> **What this task involves**: Without including any images, repeat the data exactly.

> **Source material**:

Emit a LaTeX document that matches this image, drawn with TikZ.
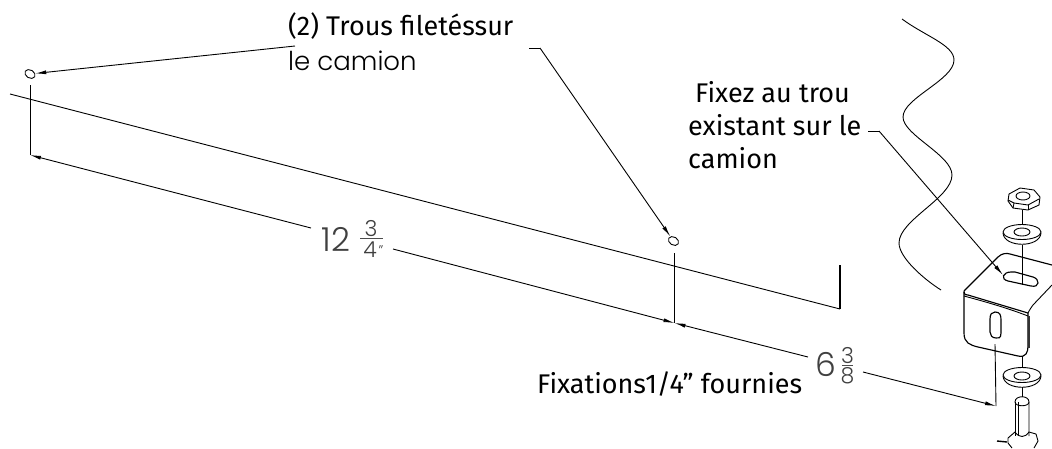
\documentclass[tikz,border=0pt]{standalone}
\usepackage{fontspec}
\setmainfont{Fira Sans}
\newfontfamily\thinfont{Poppins Light}
\usetikzlibrary{arrows.meta,shapes.geometric}
\tikzset{
 ln/.style={line width=0.9pt,black},
 thk/.style={line width=1.15pt,black},
 arr/.style={ln,-{Latex[length=11pt,width=4pt]}},
 lbl/.style={inner sep=0pt,anchor=base west,text=black},
 lbla/.style={lbl,font=\fontsize{27pt}{29pt}\selectfont},
 lbld/.style={lbl,font=\thinfont\fontsize{26pt}{26pt}\selectfont},
 dim/.style={inner sep=0pt,text=black!75,font=\thinfont\fontsize{33pt}{33pt}\selectfont},
 frac/.style={inner sep=0pt,text=black!75,font=\thinfont\fontsize{22pt}{22pt}\selectfont},
 hole/.style={draw,ln,ellipse,minimum width=11pt,minimum height=8pt,inner sep=0pt,rotate=-30}
}
\begin{document}
\begin{tikzpicture}[x=1pt,y=-1pt]
\useasboundingbox (0,0) rectangle (1052,448);
\fill[white] (0,0) rectangle (1052,448);
% holes
\node[hole] (h1) at (30,74) {};
\node[hole] (h2) at (673.5,241) {};
% coordinates
\coordinate (l1) at (295,46);
\coordinate (l2a) at (529,48);
\coordinate (l2b) at (540,48);
\coordinate (d1) at (30,155);
\coordinate (t1) at (30,85);
\coordinate (t2) at (674.5,253);
\coordinate (d2) at (674.5,323);
\coordinate (d3) at (996,406);
\draw[arr] (l1) -- (h1);
\draw[ln] (l2a) -- (l2b);
\draw[arr] (l2b) -- (h2);
\draw[ln] (10,94) -- (840,309);
\draw[thk] (840,309) -- (840,265);
\draw[ln] (t1) -- (d1);
\draw[ln] (t2) -- (d2);
\draw[arr] (311,228) -- (d1);
\draw[arr] (393,249) -- (d2);
\draw[arr] (808,357) -- (d2);
\draw[arr] (863,372) -- (d3);
\draw[ln] (d3) -- (995,344);
% dims
\node[dim,anchor=base] (n12) at (336,251) {12};
\node[frac,anchor=base] (f3) at (371,236) {3};
\draw[ln,black!70] (360,238.5) -- (383,238.5);
\node[frac,anchor=base] (f4) at (370,257) {4};
\node[inner sep=0pt,text=black!75,font=\thinfont\fontsize{14pt}{14pt}\selectfont,anchor=base] (q) at (381,255) {”};
\node[dim,anchor=base] (n6) at (826,376) {6};
\node[frac,anchor=base] (f5) at (847.5,363) {3};
\draw[ln,black!70] (842,365.5) -- (853,365.5);
\node[frac,anchor=base] (f6) at (847.5,383) {8};
% labels
\node[lbla] (a) at (288,35) {(2) Trous filetéssur};
\node[lbld] (b) at (288,70) {le camion};
\node[lbla] (c) at (695,102) {Fixez au trou};
\node[lbla] (d) at (688,135) {existant sur le};
\node[lbla] (e) at (688,168) {camion};
\node[lbla] (f) at (537,393) {Fixations1/4” fournies};
% leader
\coordinate (fx1) at (868,131);
\coordinate (fx2) at (879,131);
\coordinate (fx3) at (1003,275);
\draw[ln] (fx1) -- (fx2);
\draw[arr] (fx2) -- (fx3);
% wave
\draw[ln] (902,19) .. controls (925,36) and (954,45) .. (954,60)
  .. controls (954,80) and (903,98) .. (903,117)
  .. controls (903,135) and (952,155) .. (952,175)
  .. controls (952,198) and (899,220) .. (899,243)
  .. controls (899,258) and (925,280) .. (941,290);
% nut
\draw[ln] (1009,194) -- (1020,188) -- (1034,190) -- (1040,197) -- (1039,205) -- (1028,210) -- (1013,208) -- (1008,201) -- cycle;
\draw[ln] (1023,196) ellipse (7pt and 4pt);
\draw[ln] (1008,200) -- (1014,203) -- (1028,205) -- (1039,199);
\draw[ln] (1014,203) -- (1013,208);
\draw[ln] (1028,205) -- (1028,210);
% upper washer
\draw[ln] (1022,210) -- (1022,224);
\draw[ln] (1022,232) ellipse (19pt and 7.5pt);
\draw[ln] (1003,233) .. controls (1004,248) and (1040,248) .. (1041,233);
\draw[ln] (1022,232) ellipse (8pt and 4pt);
\draw[ln] (1022,245) -- (1022,285);
% bracket
\draw[thk,line join=round] (964,291) -- (998,257) .. controls (1002,253) and (1007,253) .. (1010,254) -- (1052,265);
\draw[ln] (1052,285) -- (1033,305) .. controls (1030,309) and (1029,311) .. (1028,313);
\draw[thk] (964,291) .. controls (964,293) and (964,295) .. (968,295) -- (1028,313);
\draw[ln] (964,296) .. controls (990,303) and (1010,309) .. (1028,316);
\draw[thk] (964,292) -- (964,333) .. controls (964,343) and (970,345) .. (978,347) -- (1018,356) .. controls (1026,358) and (1028,352) .. (1028,346) -- (1028,313);
\draw[line width=1.6pt,black!80] (1029,316) -- (1029,348);
% top slot
\draw[thk] (1011,272) .. controls (1003,272) and (1000,279) .. (1008,281) -- (1031,286) .. controls (1040,288) and (1040,279) .. (1033,277) -- (1015,272) -- cycle;
% side slot
\draw[thk] (995,312) .. controls (1000,312) and (1001,315) .. (1001,320) -- (1001,333) .. controls (1001,339) and (998,338) .. (996,338) .. controls (992,338) and (990,335) .. (990,332) -- (990,319) .. controls (990,314) and (992,312) .. (995,312) -- cycle;
% lower washer
\draw[ln] (1022,356) -- (1022,368);
\draw[ln] (1022,375) ellipse (19pt and 7.5pt);
\draw[ln] (1003,376) .. controls (1004,391) and (1040,391) .. (1041,376);
\draw[ln] (1022,376) ellipse (8pt and 4pt);
\draw[ln] (1022,387) -- (1022,397);
% bolt
\draw[ln] (1015,402) .. controls (1015,395) and (1029,395) .. (1029,402) -- (1029,436);
\draw[ln] (1015,402) -- (1015,436);
\draw[ln] (1018,402) -- (1018,436);
\draw[ln] (1015,402) .. controls (1015,407) and (1029,407) .. (1029,402);
\draw[ln] (1008,438) -- (1015,432) .. controls (1019,438) and (1025,438) .. (1029,432) -- (1036,434) -- (1038,441) -- (1034,448);
\draw[ln] (1008,438) -- (1008,443) -- (1012,448);
\draw[line width=1.4pt] (997,441) -- (1007,442);
\end{tikzpicture}
\end{document}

> **Exercise answer**:
Emit a LaTeX document that matches this image, drawn with TikZ.
\documentclass[tikz,border=0pt]{standalone}
\usepackage{fontspec}
\setmainfont{Fira Sans}
\newfontfamily\thinfont{Poppins Light}
\usetikzlibrary{arrows.meta,shapes.geometric}
\tikzset{
 ln/.style={line width=0.9pt,black},
 thk/.style={line width=1.15pt,black},
 arr/.style={ln,-{Latex[length=11pt,width=4pt]}},
 lbl/.style={inner sep=0pt,anchor=base west,text=black},
 lbla/.style={lbl,font=\fontsize{27pt}{29pt}\selectfont},
 lbld/.style={lbl,font=\thinfont\fontsize{26pt}{26pt}\selectfont},
 dim/.style={inner sep=0pt,text=black!75,font=\thinfont\fontsize{33pt}{33pt}\selectfont},
 frac/.style={inner sep=0pt,text=black!75,font=\thinfont\fontsize{22pt}{22pt}\selectfont},
 hole/.style={draw,ln,ellipse,minimum width=11pt,minimum height=8pt,inner sep=0pt,rotate=-30}
}
\begin{document}
\begin{tikzpicture}[x=1pt,y=-1pt]
\useasboundingbox (0,0) rectangle (1052,448);
\fill[white] (0,0) rectangle (1052,448);
% holes
\node[hole] (h1) at (30,74) {};
\node[hole] (h2) at (673.5,241) {};
% coordinates
\coordinate (l1) at (295,46);
\coordinate (l2a) at (529,48);
\coordinate (l2b) at (540,48);
\coordinate (d1) at (30,155);
\coordinate (t1) at (30,85);
\coordinate (t2) at (674.5,253);
\coordinate (d2) at (674.5,323);
\coordinate (d3) at (996,406);
\draw[arr] (l1) -- (h1);
\draw[ln] (l2a) -- (l2b);
\draw[arr] (l2b) -- (h2);
\draw[ln] (10,94) -- (840,309);
\draw[thk] (840,309) -- (840,265);
\draw[ln] (t1) -- (d1);
\draw[ln] (t2) -- (d2);
\draw[arr] (311,228) -- (d1);
\draw[arr] (393,249) -- (d2);
\draw[arr] (808,357) -- (d2);
\draw[arr] (863,372) -- (d3);
\draw[ln] (d3) -- (995,344);
% dims
\node[dim,anchor=base] (n12) at (336,251) {12};
\node[frac,anchor=base] (f3) at (371,236) {3};
\draw[ln,black!70] (360,238.5) -- (383,238.5);
\node[frac,anchor=base] (f4) at (370,257) {4};
\node[inner sep=0pt,text=black!75,font=\thinfont\fontsize{14pt}{14pt}\selectfont,anchor=base] (q) at (381,255) {”};
\node[dim,anchor=base] (n6) at (826,376) {6};
\node[frac,anchor=base] (f5) at (847.5,363) {3};
\draw[ln,black!70] (842,365.5) -- (853,365.5);
\node[frac,anchor=base] (f6) at (847.5,383) {8};
% labels
\node[lbla] (a) at (288,35) {(2) Trous filetéssur};
\node[lbld] (b) at (288,70) {le camion};
\node[lbla] (c) at (695,102) {Fixez au trou};
\node[lbla] (d) at (688,135) {existant sur le};
\node[lbla] (e) at (688,168) {camion};
\node[lbla] (f) at (537,393) {Fixations1/4” fournies};
% leader
\coordinate (fx1) at (868,131);
\coordinate (fx2) at (879,131);
\coordinate (fx3) at (1003,275);
\draw[ln] (fx1) -- (fx2);
\draw[arr] (fx2) -- (fx3);
% wave
\draw[ln] (902,19) .. controls (925,36) and (954,45) .. (954,60)
  .. controls (954,80) and (903,98) .. (903,117)
  .. controls (903,135) and (952,155) .. (952,175)
  .. controls (952,198) and (899,220) .. (899,243)
  .. controls (899,258) and (925,280) .. (941,290);
% nut
\draw[ln] (1009,194) -- (1020,188) -- (1034,190) -- (1040,197) -- (1039,205) -- (1028,210) -- (1013,208) -- (1008,201) -- cycle;
\draw[ln] (1023,196) ellipse (7pt and 4pt);
\draw[ln] (1008,200) -- (1014,203) -- (1028,205) -- (1039,199);
\draw[ln] (1014,203) -- (1013,208);
\draw[ln] (1028,205) -- (1028,210);
% upper washer
\draw[ln] (1022,210) -- (1022,224);
\draw[ln] (1022,232) ellipse (19pt and 7.5pt);
\draw[ln] (1003,233) .. controls (1004,248) and (1040,248) .. (1041,233);
\draw[ln] (1022,232) ellipse (8pt and 4pt);
\draw[ln] (1022,245) -- (1022,285);
% bracket
\draw[thk,line join=round] (964,291) -- (998,257) .. controls (1002,253) and (1007,253) .. (1010,254) -- (1052,265);
\draw[ln] (1052,285) -- (1033,305) .. controls (1030,309) and (1029,311) .. (1028,313);
\draw[thk] (964,291) .. controls (964,293) and (964,295) .. (968,295) -- (1028,313);
\draw[ln] (964,296) .. controls (990,303) and (1010,309) .. (1028,316);
\draw[thk] (964,292) -- (964,333) .. controls (964,343) and (970,345) .. (978,347) -- (1018,356) .. controls (1026,358) and (1028,352) .. (1028,346) -- (1028,313);
\draw[line width=1.6pt,black!80] (1029,316) -- (1029,348);
% top slot
\draw[thk] (1011,272) .. controls (1003,272) and (1000,279) .. (1008,281) -- (1031,286) .. controls (1040,288) and (1040,279) .. (1033,277) -- (1015,272) -- cycle;
% side slot
\draw[thk] (995,312) .. controls (1000,312) and (1001,315) .. (1001,320) -- (1001,333) .. controls (1001,339) and (998,338) .. (996,338) .. controls (992,338) and (990,335) .. (990,332) -- (990,319) .. controls (990,314) and (992,312) .. (995,312) -- cycle;
% lower washer
\draw[ln] (1022,356) -- (1022,368);
\draw[ln] (1022,375) ellipse (19pt and 7.5pt);
\draw[ln] (1003,376) .. controls (1004,391) and (1040,391) .. (1041,376);
\draw[ln] (1022,376) ellipse (8pt and 4pt);
\draw[ln] (1022,387) -- (1022,397);
% bolt
\draw[ln] (1015,402) .. controls (1015,395) and (1029,395) .. (1029,402) -- (1029,436);
\draw[ln] (1015,402) -- (1015,436);
\draw[ln] (1018,402) -- (1018,436);
\draw[ln] (1015,402) .. controls (1015,407) and (1029,407) .. (1029,402);
\draw[ln] (1008,438) -- (1015,432) .. controls (1019,438) and (1025,438) .. (1029,432) -- (1036,434) -- (1038,441) -- (1034,448);
\draw[ln] (1008,438) -- (1008,443) -- (1012,448);
\draw[line width=1.4pt] (997,441) -- (1007,442);
\end{tikzpicture}
\end{document}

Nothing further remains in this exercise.